Environmental Benefits
Every truck that deadheads burns fuel and produces emissions while moving nothing. Reducing those empty miles has a direct environmental impact. Research on collaborative backhaul routing found that coordinating return loads across a freight network can reduce carbon emissions by 3% to 20%, depending on the scale of collaboration and the routes involved. Even modest improvements at the lower end of that range add up across an industry that moves billions of ton-miles annually.
For shippers with sustainability goals, using backhaul capacity is one of the more practical ways to shrink a supply chain’s carbon footprint without overhauling operations. You’re not adding trucks to the road. You’re just making better use of the ones already out there.
Benefits for Shippers
Shippers who build backhaul freight into their logistics strategy get more than just lower rates.
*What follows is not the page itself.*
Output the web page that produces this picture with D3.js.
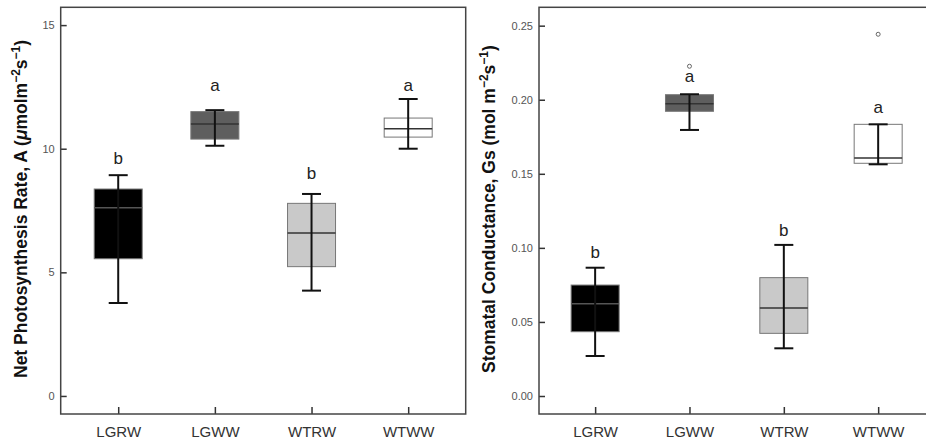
<!DOCTYPE html>
<html lang="en">
<head>
    <meta charset="utf-8">
    <title>Photosynthesis and stomatal conductance</title>
    <script src="https://d3js.org/d3.v7.min.js"></script>
</head>
<body style="margin:0;background:#fff">
<div id="chart"></div>
<script>
// groups on the x axis
var groups = ["LGRW", "LGWW", "WTRW", "WTWW"];

// net photosynthesis rate A, box summary per group
var aMin = [3.76, 10.12, 4.26, 10.0];
var aQ1 = [5.55, 10.39, 5.23, 10.47];
var aMed = [7.61, 11.0, 6.59, 10.81];
var aQ3 = [8.37, 11.5, 7.79, 11.24];
var aMax = [8.93, 11.56, 8.17, 12.01];
var aOutliers = [[], [], [], []];
var aLetters = ["b", "a", "b", "a"];
var aLetterY = [9.38, 12.33, 8.77, 12.33];
var aTicks = [0, 5, 10, 15];

// stomatal conductance Gs
var gMin = [0.027, 0.1796, 0.0322, 0.1564];
var gQ1 = [0.0434, 0.1922, 0.0423, 0.1571];
var gMed = [0.0623, 0.1973, 0.0594, 0.1607];
var gQ3 = [0.0749, 0.2034, 0.0799, 0.1834];
var gMax = [0.0866, 0.2037, 0.102, 0.1834];
var gOutliers = [[], [0.2226], [], [0.2442]];
var gLetters = ["b", "a", "b", "a"];
var gLetterY = [0.0931, 0.212, 0.108, 0.191];
var gTicks = [0, 0.05, 0.10, 0.15, 0.20, 0.25];

var boxFill = ["#000", "#5e5e5e", "#c9c9c9", "#fff"];
var medColor = ["#555", "#333", "#333", "#333"];

var svg = d3.select("#chart").append("svg")
    .attr("width", 926).attr("height", 443)
    .style("font-family", "'Liberation Sans', Arial, sans-serif");

function panel(o) {
    var x = d3.scalePoint().domain(groups)
        .range([o.left, o.right]).padding(0.595);
    var y = d3.scaleLinear().domain(o.domain).range([o.bottom, o.top]);
    var g = svg.append("g");

    var yAxis = g.append("g")
        .attr("transform", "translate(" + o.left + ",0)")
        .call(d3.axisLeft(y).tickValues(o.ticks).tickFormat(d3.format(o.fmt))
            .tickSize(-6).tickPadding(6));
    yAxis.select(".domain").remove();
    yAxis.selectAll("line").attr("stroke", "#333").attr("stroke-width", 1.5);
    yAxis.selectAll("text").attr("fill", "#555").style("font-size", "11px");

    var xAxis = g.append("g")
        .attr("transform", "translate(0," + o.bottom + ")")
        .call(d3.axisBottom(x).tickSize(-7).tickPadding(12));
    xAxis.select(".domain").remove();
    xAxis.selectAll("line").attr("stroke", "#333").attr("stroke-width", 1.5);
    xAxis.selectAll("text").attr("fill", "#333").style("font-size", "15px");

    var bw = 48, cw = 19;
    groups.forEach(function (name, i) {
        var cx = x(name);
        g.append("rect")
            .attr("x", cx - bw / 2).attr("y", y(o.q3[i]))
            .attr("width", bw).attr("height", y(o.q1[i]) - y(o.q3[i]))
            .attr("fill", boxFill[i]).attr("stroke", "#777").attr("stroke-width", 1);
        g.append("line")
            .attr("x1", cx - bw / 2).attr("x2", cx + bw / 2)
            .attr("y1", y(o.med[i])).attr("y2", y(o.med[i]))
            .attr("stroke", medColor[i]).attr("stroke-width", 1.5);
        g.append("line")
            .attr("x1", cx).attr("x2", cx)
            .attr("y1", y(o.min[i])).attr("y2", y(o.max[i]))
            .attr("stroke", "#111").attr("stroke-width", 2);
        [o.min[i], o.max[i]].forEach(function (v) {
            g.append("line")
                .attr("x1", cx - cw / 2).attr("x2", cx + cw / 2)
                .attr("y1", y(v)).attr("y2", y(v))
                .attr("stroke", "#111").attr("stroke-width", 2);
        });
        o.out[i].forEach(function (v) {
            g.append("circle").attr("cx", cx).attr("cy", y(v)).attr("r", 2)
                .attr("fill", "none").attr("stroke", "#666").attr("stroke-width", 1);
        });
        g.append("text").attr("x", cx).attr("y", y(o.letterY[i]))
            .attr("text-anchor", "middle").attr("fill", "#222")
            .style("font-size", "17px").text(o.letters[i]);
    });

    // frame
    g.append("rect")
        .attr("x", o.left).attr("y", o.top)
        .attr("width", o.right - o.left).attr("height", o.bottom - o.top)
        .attr("fill", "none").attr("stroke", "#444").attr("stroke-width", 1.5);

    // axis title with superscripts
    var t = g.append("text")
        .attr("transform", "translate(" + o.titleX + "," + o.titleY + ") rotate(-90)")
        .attr("fill", "#111").style("font-size", "17.5px").style("font-weight", "bold");
    o.title.forEach(function (part) {
        var ts = t.append("tspan").text(part[0]);
        if (part[1] === "sup") ts.attr("dy", -7).style("font-size", "12px");
        else if (part[1] === "down") ts.attr("dy", 7);
        else if (part[1] === "it") ts.style("font-style", "italic");
    });
}

panel({
    left: 60.7, right: 465.7, top: 7.3, bottom: 414,
    domain: [-0.73, 15.72], ticks: aTicks, fmt: "d",
    min: aMin, q1: aQ1, med: aMed, q3: aQ3, max: aMax, out: aOutliers,
    letters: aLetters, letterY: aLetterY,
    titleX: 27, titleY: 378,
    title: [["Net Photosynthesis Rate, A ("], ["\u03bc", "it"], ["molm"], ["\u22122", "sup"],
            ["s", "down"], ["\u22121", "sup"], [")", "down"]]
});

panel({
    left: 539, right: 934.3, top: 7.3, bottom: 414,
    domain: [-0.01215, 0.2624], ticks: gTicks, fmt: ".2f",
    min: gMin, q1: gQ1, med: gMed, q3: gQ3, max: gMax, out: gOutliers,
    letters: gLetters, letterY: gLetterY,
    titleX: 495, titleY: 373,
    title: [["Stomatal Conductance, Gs (mol m"], ["\u22122", "sup"], ["s", "down"],
            ["\u22121", "sup"], [")", "down"]]
});
</script>
</body>
</html>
Carriers who regularly run specific lanes and count on backhaul freight from certain shippers tend to prioritize those relationships. That translates to more reliable capacity, meaning fewer scrambles to find a truck during busy periods. Delivery consistency improves too, since carriers familiar with a lane know the route, the facilities, and the timing expectations.
The cost advantage is real and measurable. Carriers filling empty return miles are motivated to offer competitive pricing because any revenue beats zero revenue on a deadhead. For shippers whose freight naturally moves in backhaul directions (away from major production hubs, toward less freight-dense areas), this pricing dynamic can be a significant and ongoing cost advantage.